The fundraising will involve Alchemy investing up to £90m pursuant to a firm placing, conditional offer and by funding the repurchase of Countrywide shares pursuant to a tender offer. Depending on the results of the conditional offer and the tender offer, Alchemy will hold between 50.1% and 67.7% of the enlarged share capital of Countrywide. Other existing Countrywide shareholders will also be entitled to participate in either the conditional offer or the tender offer.
The proceeds of the fundraising will be used to reduce group debt by £50m and fund investment for a turnaround plan led by Alchemy. As part of the proposed transaction, Countrywide’s listing will be transferred from the premium segment of the Official List to the standard segment of the Main Market of the London Stock Exchange to enable a streamlined private equity style governance approach and new management incentive arrangements.
The Macfarlanes team is being led by corporate and M&A partner Robert Ogilvy Watson, assisted by senior counsel Tim Redman and solicitors Olivia Seeley and Emma Bailey. Finance advice is being provided by partner Jat Bains, supported by solicitor Timothy Bromley-White. Tax and reward expertise comes from partners Rob Collard and Peter Abbott, supported by senior counsel Rasmus Berglund.

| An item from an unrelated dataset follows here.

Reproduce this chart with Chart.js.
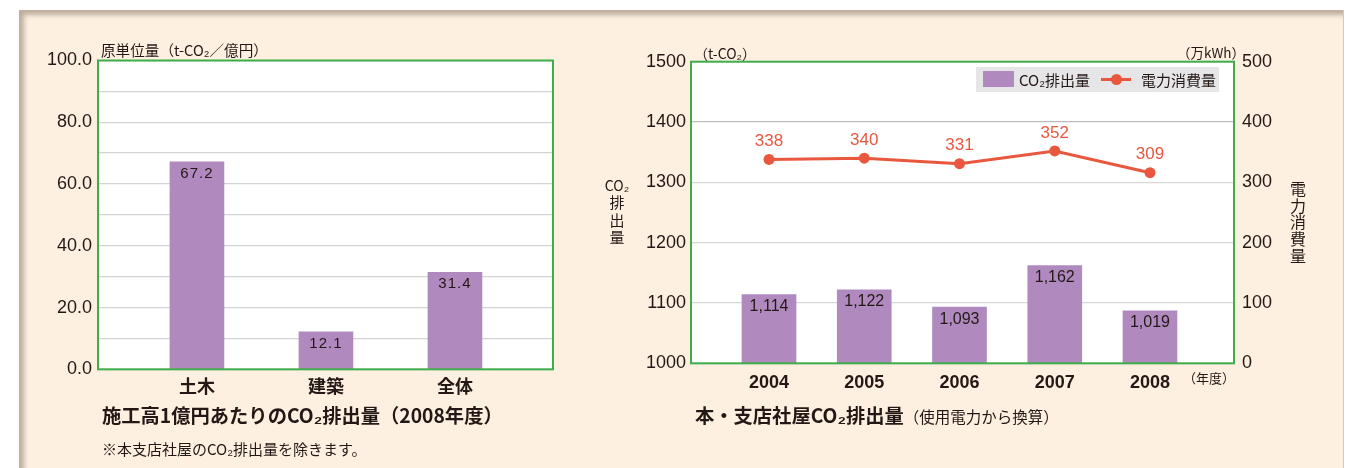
<!DOCTYPE html>
<html><head><meta charset="utf-8">
<script src="https://cdn.jsdelivr.net/npm/chart.js@4.4.1/dist/chart.umd.min.js"></script>
<style>
html,body{margin:0;padding:0;background:#fff;}
body{width:1353px;height:468px;position:relative;overflow:hidden;font-family:"Noto Sans CJK JP","Liberation Sans",sans-serif;color:#231815;}
#panel{position:absolute;left:19px;top:10px;width:1324px;height:470px;background:#fdf0e1;box-shadow:inset 6px 6px 5px -1px rgba(140,120,100,0.55);border-right:1px solid #d3cbc2;}
canvas{position:absolute;top:0;}
.t{position:absolute;white-space:nowrap;line-height:1;}
.vt{position:absolute;text-align:center;}
.leg{position:absolute;left:976px;top:67px;width:243px;height:25px;background:#e6e6e8;}
.leg span{position:absolute;top:5px;font-size:15px;line-height:15px;}
</style></head><body>
<div id="panel"></div>
<canvas id="c1" width="600" height="468" style="left:0"></canvas>
<canvas id="c2" width="753" height="468" style="left:600px"></canvas>

<div class="t" style="left:101px;top:42.5px;font-size:14.6px;">原単位量（t-CO₂／億円）</div>
<div class="t" style="left:102px;top:406px;font-size:19.3px;font-weight:bold;">施工高1億円あたりのCO₂排出量（2008年度）</div>
<div class="t" style="left:102px;top:441px;font-size:15px;">※本支店社屋のCO₂排出量を除きます。</div>

<div class="t" style="left:694px;top:45.5px;font-size:14px;">（t-CO₂）</div>
<div class="t" style="left:1177px;top:46px;font-size:13.5px;">（万kWh）</div>
<div class="t" style="left:1183px;top:371px;font-size:13px;">（年度）</div>
<div class="t" style="left:695px;top:406px;"><span style="font-size:19.3px;font-weight:bold;">本・支店社屋CO₂排出量</span><span style="font-size:15.5px;">（使用電力から換算）</span></div>

<div class="vt" style="left:603px;top:177px;width:28px;"><div style="font-size:14px;line-height:16px;">CO₂</div><div style="font-size:15px;line-height:17.5px;">排<br>出<br>量</div></div>
<div class="vt" style="left:1287px;top:180px;width:22px;font-size:16px;line-height:16.7px;">電<br>力<br>消<br>費<br>量</div>

<div class="leg">
  <div style="position:absolute;left:7px;top:4px;width:31px;height:16px;background:#b08abf;"></div>
  <span style="left:43px;">CO₂排出量</span>
  <div style="position:absolute;left:125px;top:11px;width:30px;height:3px;background:#e9573f;"></div>
  <div style="position:absolute;left:135px;top:7px;width:11px;height:11px;border-radius:50%;background:#e9573f;"></div>
  <span style="left:165px;">電力消費量</span>
</div>

<script>
// ---- Left chart data ----
const unitCategories = ['土木', '建築', '全体'];
const unitValues = [67.2, 12.1, 31.4];
const unitLabels = ['67.2', '12.1', '31.4'];

// ---- Right chart data ----
const years = ['2004', '2005', '2006', '2007', '2008'];
const co2Values = [1114, 1122, 1093, 1162, 1087];      // bar heights as drawn in the picture
const co2Labels = ['1,114', '1,122', '1,093', '1,162', '1,019'];   // printed values
const powerValues = [338, 340, 331, 352, 316];          // point heights as drawn
const powerLabels = ['338', '340', '331', '352', '309']; // printed values

const INK = '#231815';
const PURPLE = '#b08abf';
const ORANGE = '#e9573f';
const GREEN = '#3fae4a';
const NUM_FONT = '"Liberation Sans", Arial, sans-serif';
const CJK_FONT = '"Noto Sans CJK JP", sans-serif';

Chart.defaults.animation = false;
Chart.defaults.color = INK;

const framePlugin = {
  id: 'frame',
  beforeDraw(chart) {
    const a = chart.chartArea, c = chart.ctx;
    c.save(); c.fillStyle = '#ffffff';
    c.fillRect(a.left, a.top, a.right - a.left, a.bottom - a.top);
    c.restore();
  },
  afterDatasetsDraw(chart) {
    const a = chart.chartArea, c = chart.ctx;
    c.save(); c.strokeStyle = GREEN; c.lineWidth = 2;
    c.strokeRect(a.left, a.top, a.right - a.left, a.bottom - a.top);
    c.restore();
  }
};

function labelPlugin(specs) {
  return {
    id: 'valueLabels',
    afterDraw(chart) {
      const c = chart.ctx;
      specs.forEach(s => {
        const meta = chart.getDatasetMeta(s.dataset);
        c.save();
        c.font = s.font; c.fillStyle = s.color;
        c.textAlign = 'center'; c.textBaseline = 'middle';
        if (s.spacing) c.letterSpacing = s.spacing;
        meta.data.forEach((el, i) => c.fillText(s.labels[i], el.x, el.y + s.dy));
        c.restore();
      });
    }
  };
}

// ---- Left chart ----
new Chart(document.getElementById('c1'), {
  type: 'bar',
  data: {
    datasets: [{
      data: unitValues.map((v, i) => ({ x: i, y: v })),
      backgroundColor: PURPLE,
      barThickness: 54
    }]
  },
  options: {
    responsive: false,
    layout: { padding: { top: 60.5, right: 47, left: 0, bottom: 0 } },
    plugins: { legend: { display: false }, tooltip: { enabled: false } },
    scales: {
      x: {
        type: 'linear', min: -0.767, max: 2.76, offset: false,
        afterBuildTicks(s) { s.ticks = unitCategories.map((_, i) => ({ value: i })); },
        afterFit(s) { s.height = 98.7; },
        grid: { display: false, drawTicks: false },
        border: { display: false },
        ticks: { autoSkip: false, maxRotation: 0, padding: 6, color: INK,
          font: { family: CJK_FONT, size: 18, weight: 'bold' },
          callback: v => unitCategories[v] }
      },
      y: {
        min: 0, max: 100,
        afterFit(s) { s.width = 98; },
        grid: { color: '#d3d3d3', lineWidth: 1.3, drawTicks: false },
        border: { display: false },
        ticks: { stepSize: 10, padding: 6, color: INK,
          font: { family: NUM_FONT, size: 18 },
          callback: v => (v % 20 === 0 ? v.toFixed(1) : '') }
      }
    }
  },
  plugins: [framePlugin, labelPlugin([
    { dataset: 0, labels: unitLabels, dy: 12, color: INK, font: '15px ' + NUM_FONT, spacing: '1px' }
  ])]
});

// ---- Right chart ----
new Chart(document.getElementById('c2'), {
  type: 'bar',
  data: {
    datasets: [
      {
        type: 'line',
        data: powerValues.map((v, i) => ({ x: i, y: v })),
        yAxisID: 'y1',
        borderColor: ORANGE, backgroundColor: ORANGE,
        borderWidth: 3, pointRadius: 5.5, pointBorderWidth: 0,
        pointBackgroundColor: ORANGE, tension: 0, order: 0
      },
      {
        type: 'bar',
        data: co2Values.map((v, i) => ({ x: i, y: v })),
        yAxisID: 'y',
        backgroundColor: PURPLE, barThickness: 54, order: 1
      }
    ]
  },
  options: {
    responsive: false,
    layout: { padding: { top: 61.7, right: 0, left: 0, bottom: 0 } },
    plugins: { legend: { display: false }, tooltip: { enabled: false } },
    scales: {
      x: {
        type: 'linear', min: -0.819, max: 4.882, offset: false,
        afterBuildTicks(s) { s.ticks = years.map((_, i) => ({ value: i })); },
        afterFit(s) { s.height = 104.7; },
        grid: { display: false, drawTicks: false },
        border: { display: false },
        ticks: { autoSkip: false, maxRotation: 0, padding: 9, color: INK,
          font: { family: NUM_FONT, size: 18, weight: 'bold' },
          callback: v => years[v] }
      },
      y: {
        position: 'left', min: 1000, max: 1500,
        afterFit(s) { s.width = 91; },
        grid: { color: ctx => (ctx.tick && ctx.tick.value === 1400 ? '#bdbdbd' : '#d6d6d6'), lineWidth: 1.3, drawTicks: false },
        border: { display: false },
        ticks: { stepSize: 100, padding: 5, color: INK,
          font: { family: NUM_FONT, size: 18 },
          callback: v => String(v) }
      },
      y1: {
        position: 'right', min: 0, max: 500,
        afterFit(s) { s.width = 119; },
        grid: { display: false, drawTicks: false },
        border: { display: false },
        ticks: { stepSize: 100, padding: 8, color: INK,
          font: { family: NUM_FONT, size: 18 },
          callback: v => String(v) }
      }
    }
  },
  plugins: [framePlugin, labelPlugin([
    { dataset: 1, labels: co2Labels, dy: 12, color: INK, font: '16px ' + NUM_FONT },
    { dataset: 0, labels: powerLabels, dy: -18, color: ORANGE, font: '17px ' + NUM_FONT }
  ])]
});
</script>
</body></html>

Regulatory partner Andrew Henderson is advising on FCA change of control; and investment management partner Christopher Good is advising on the equity financing with assistance from senior solicitor Harriet Miller.
Robert Ogilvy Watson comments: “This transaction remains subject to conditions but we are delighted to have assisted Alchemy in agreeing the terms of this transaction, which delivers control of a listed company whilst also enabling participation by existing shareholders who wish to invest alongside Alchemy or sell their shares.”